Editor’s note: The story originally stated Swalwell is the second youngest member of Congress; in fact, he is the fourth youngest member of Congress.
The 2012 congressional election in California’s 15th district shook up things.
The juicy plot of a young, ambitious attorney ousts a detached, yet established, incumbent from office, then heads to Washington with big plans would certainly be a blockbuster hit if brought to the big screen.
And the protagonist would be Rep. Eric Swalwell, played by an old-school James Stewart; sharp, edgy and a breath of fresh air.
Freshman Democrat Swalwell is the fourth youngest member of Congress and the second youngest member of the Democratic Party. But that’s not why he’s been in the spotlight as of late.
In early July, Swalwell, along with Rep. Steve Pearce, R-NM, put forward legislation that would make Congress more mobile, and that’s literally what it is called — the MOBILE Congress Resolution.

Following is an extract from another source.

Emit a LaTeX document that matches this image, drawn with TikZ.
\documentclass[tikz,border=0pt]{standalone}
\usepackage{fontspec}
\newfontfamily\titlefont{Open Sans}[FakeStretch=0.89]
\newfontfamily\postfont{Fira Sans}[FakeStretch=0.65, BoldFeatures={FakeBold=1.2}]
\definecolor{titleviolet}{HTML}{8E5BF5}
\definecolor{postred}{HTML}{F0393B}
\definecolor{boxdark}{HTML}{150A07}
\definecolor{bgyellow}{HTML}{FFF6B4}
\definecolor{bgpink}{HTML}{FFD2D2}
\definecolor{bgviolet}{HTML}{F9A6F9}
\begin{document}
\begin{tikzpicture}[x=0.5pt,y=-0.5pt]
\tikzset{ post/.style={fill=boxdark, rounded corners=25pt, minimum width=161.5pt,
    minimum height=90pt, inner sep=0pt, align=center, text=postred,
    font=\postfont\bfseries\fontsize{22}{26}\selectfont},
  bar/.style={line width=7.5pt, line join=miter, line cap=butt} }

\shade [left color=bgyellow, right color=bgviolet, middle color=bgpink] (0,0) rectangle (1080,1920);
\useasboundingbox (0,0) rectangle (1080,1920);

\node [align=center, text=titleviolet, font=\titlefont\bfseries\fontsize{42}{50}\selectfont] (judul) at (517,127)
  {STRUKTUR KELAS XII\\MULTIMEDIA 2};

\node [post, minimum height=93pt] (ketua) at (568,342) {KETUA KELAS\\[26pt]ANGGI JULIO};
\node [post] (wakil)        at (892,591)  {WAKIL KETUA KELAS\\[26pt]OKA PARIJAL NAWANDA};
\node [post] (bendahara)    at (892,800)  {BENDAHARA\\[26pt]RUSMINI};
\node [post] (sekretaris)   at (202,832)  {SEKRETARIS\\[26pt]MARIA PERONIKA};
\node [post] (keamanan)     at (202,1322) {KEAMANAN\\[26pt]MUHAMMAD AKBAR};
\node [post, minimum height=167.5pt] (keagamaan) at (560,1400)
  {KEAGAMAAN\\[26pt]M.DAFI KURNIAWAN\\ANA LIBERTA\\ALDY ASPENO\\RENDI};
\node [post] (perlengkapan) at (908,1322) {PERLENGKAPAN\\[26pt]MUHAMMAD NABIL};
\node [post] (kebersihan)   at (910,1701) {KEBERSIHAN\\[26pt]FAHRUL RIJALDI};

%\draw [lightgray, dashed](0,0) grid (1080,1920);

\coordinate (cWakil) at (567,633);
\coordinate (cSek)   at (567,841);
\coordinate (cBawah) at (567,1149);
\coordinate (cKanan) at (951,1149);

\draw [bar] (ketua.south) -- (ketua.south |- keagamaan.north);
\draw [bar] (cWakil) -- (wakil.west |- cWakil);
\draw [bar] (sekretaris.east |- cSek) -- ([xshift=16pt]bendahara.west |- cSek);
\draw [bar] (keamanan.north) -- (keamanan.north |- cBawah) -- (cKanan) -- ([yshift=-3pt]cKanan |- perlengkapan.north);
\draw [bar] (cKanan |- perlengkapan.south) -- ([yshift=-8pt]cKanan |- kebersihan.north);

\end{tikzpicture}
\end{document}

MOBILE stands for Members Operating to Be Innovative and Link Everyone.
Before you snicker at the acronym, this resolution is impressive. It would allow for absent members of Congress to participate in committee hearings via videoconferencing technologies, and also create remote-voting capabilities.

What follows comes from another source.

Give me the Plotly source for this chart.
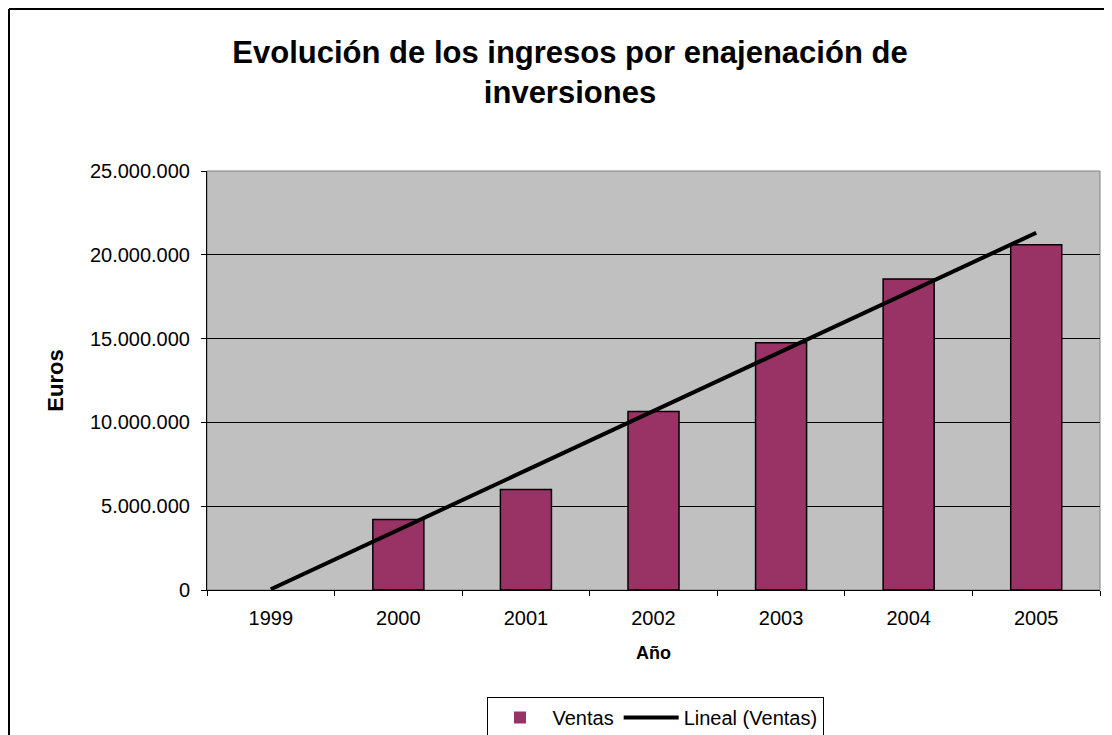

“I think we need to be in the chamber and debating on important issues,” Swalwell said. “But we don’t need to be there for some of the less controversial issues — like naming a post office. I think I could probably get an email about it, read the bill and vote remotely on it. I don’t see why that requires 435 people to be under the dome.”

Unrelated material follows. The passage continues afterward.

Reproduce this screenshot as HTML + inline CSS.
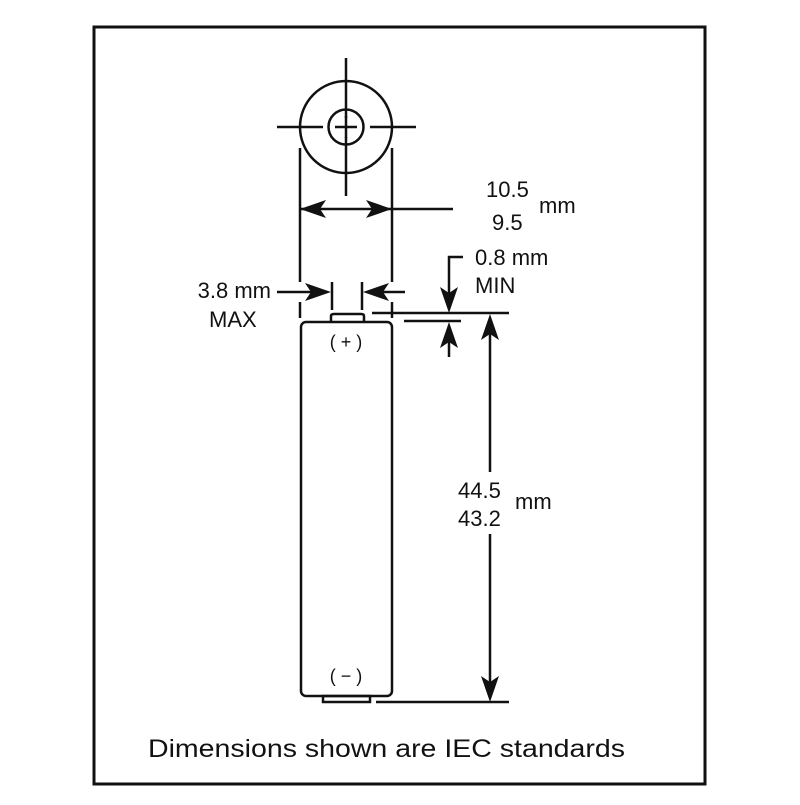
<!DOCTYPE html>
<html><head><style>html,body{margin:0;padding:0;background:#fff}</style></head>
<body>
<svg width="800" height="800" viewBox="0 0 800 800" xmlns="http://www.w3.org/2000/svg" font-family="Liberation Sans, sans-serif">
<rect x="94" y="27" width="611" height="757" fill="none" stroke="#111" stroke-width="3"/>
<g stroke="#111" stroke-width="2.5" fill="none">
<circle cx="346" cy="127" r="46"/>
<circle cx="346" cy="127" r="17.5"/>
<line x1="277" y1="127" x2="323" y2="127"/><line x1="370" y1="127" x2="416" y2="127"/>
<line x1="346" y1="58" x2="346" y2="118"/><line x1="346" y1="137" x2="346" y2="196"/>
<line x1="335" y1="127" x2="357" y2="127"/><line x1="346" y1="116" x2="346" y2="138"/>
<line x1="300" y1="148" x2="300" y2="282"/><line x1="392" y1="148" x2="392" y2="282"/>
<line x1="300" y1="302" x2="300" y2="318"/><line x1="392" y1="302" x2="392" y2="318"/>
<line x1="300" y1="209" x2="453" y2="209"/>
<line x1="277" y1="292" x2="325" y2="292"/><line x1="332" y1="282" x2="332" y2="310"/>
<line x1="362" y1="282" x2="362" y2="310"/><line x1="368" y1="292" x2="405" y2="292"/>
<polyline points="463,257 449,257 449,300"/>
<line x1="372" y1="313" x2="509" y2="313"/>
<line x1="404" y1="321" x2="461" y2="321"/>
<line x1="449" y1="333" x2="449" y2="357"/>
<line x1="490" y1="325" x2="490" y2="472"/>
<line x1="490" y1="534" x2="490" y2="690"/>
<line x1="376" y1="702" x2="509" y2="702"/>
<rect x="301" y="322" width="91" height="374" rx="5"/>
<path d="M331,322 V316 Q331,314 334,314 H361 Q364,314 364,316 V322"/>
<rect x="323" y="696" width="47" height="6"/>
</g>
<g fill="#111">
<polygon points="300,209 326,200 320,209 326,218"/>
<polygon points="392,209 366,200 372,209 366,218"/>
<polygon points="331,292 305,283 311,292 305,301"/>
<polygon points="363,292 389,283 383,292 389,301"/>
<polygon points="449,313 440,287 449,293 458,287"/>
<polygon points="449,322 440,348 449,342 458,348"/>
<polygon points="490,314 481,340 490,334 499,340"/>
<polygon points="490,702 481,676 490,682 499,676"/>
</g>
<g fill="#111" font-size="22">
<text x="486" y="197">10.5</text>
<text x="539" y="213">mm</text>
<text x="492" y="230">9.5</text>
<text x="475" y="265">0.8 mm</text>
<text x="475" y="293">MIN</text>
<text x="271" y="298" text-anchor="end">3.8 mm</text>
<text x="209" y="327">MAX</text>
<text x="458" y="498">44.5</text>
<text x="515" y="509">mm</text>
<text x="458" y="526">43.2</text>
<text x="346" y="348" text-anchor="middle" font-size="18">( + )</text>
<text x="346" y="682" text-anchor="middle" font-size="18">( − )</text>
<text x="148" y="757" font-size="25" textLength="477" lengthAdjust="spacingAndGlyphs">Dimensions shown are IEC standards</text>
</g>
</svg>
</body></html>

This legislation would be especially useful to members of Congress who have a longer trip between their constituents and the Hill. In this year alone, Swalwell has flown more than 100,000 miles and has gone back to his district every single weekend, excluding the presidential inauguration weekend.
He doesn’t think members of Congress making the trip back to their district once a month is enough. Granted, it’s a taxing flight, but lack of connectedness to constituents is a major factor that helped Swalwell to push out former Rep. Pete Stark, a 40-year career politician.
He said the bill would also attract more people to Congress, especially women.
“It allows for more women to serve in Congress,” Swalwell said. “Many of them want to have families, but if they were to go out on maternity leave, they’d have to miss a number of votes. With this resolution, they could vote remotely while on maternity leave.”
Part of Swalwell’s struggle has been getting his colleagues in Congress to catch up with the times and support his resolution. Crossing party lines, Swalwell found Pearce, who also puts technology high on his agenda.
“I’ve been thrilled to have Rep. Swalwell join me from across the aisle on my efforts to make Congress more accessible and transparent,” Pearce said. “Our MOBILE Congress bill will open vast new opportunities for the people to participate in their government.”
For those who have yet to jump on the theoretical technology bandwagon, Swalwell looks forward to promoting his futuristic ideas for government.
“I see it as my goal, as a 32-year old from Silicon Valley in Congress, to really push the institution to embrace technology to better serve those we represent,” he said.
In this case, it seems Swalwell has chosen to lead through example.
Swalwell is very active on Twitter, averaging about 100 tweets a month, and constantly interacts with followers and fellow members of Congress. Against some of his staffers’ wishes, Swalwell still tweets all of his own material and runs his social media accounts. Including his Vine account, which he used to show his vote on strict abortion laws being voted on in the House.
For dramatic flair, he gave the “no” button a few extra pushes for good measure. Swalwell admits it was a slight “stick it to the man” move.
Stephen Cassidy, mayor of San Leandro, Calif., called it a “great use of technology and political action in one video” in his Vine comment on the video.
Swalwell’s embrace of technology in the political arena started during his campaign for Congress. He picks up his iPhone off his desk, and gingerly swipes through his pages looking for the app he says made him and his staff ditch the pen and paper when hitting the streets to campaign.
“It was actually on the road that I came up with the idea that mobile devices and conferencing could change the institution here and make us more technologically savvy,” Swalwell said.
So what does Swalwell have planned for the week? He holds up a list of the five constituents he plans to cold call this week, to ask how he can help them. For Swalwell, it’s just another way he tries to stay close to his constituents.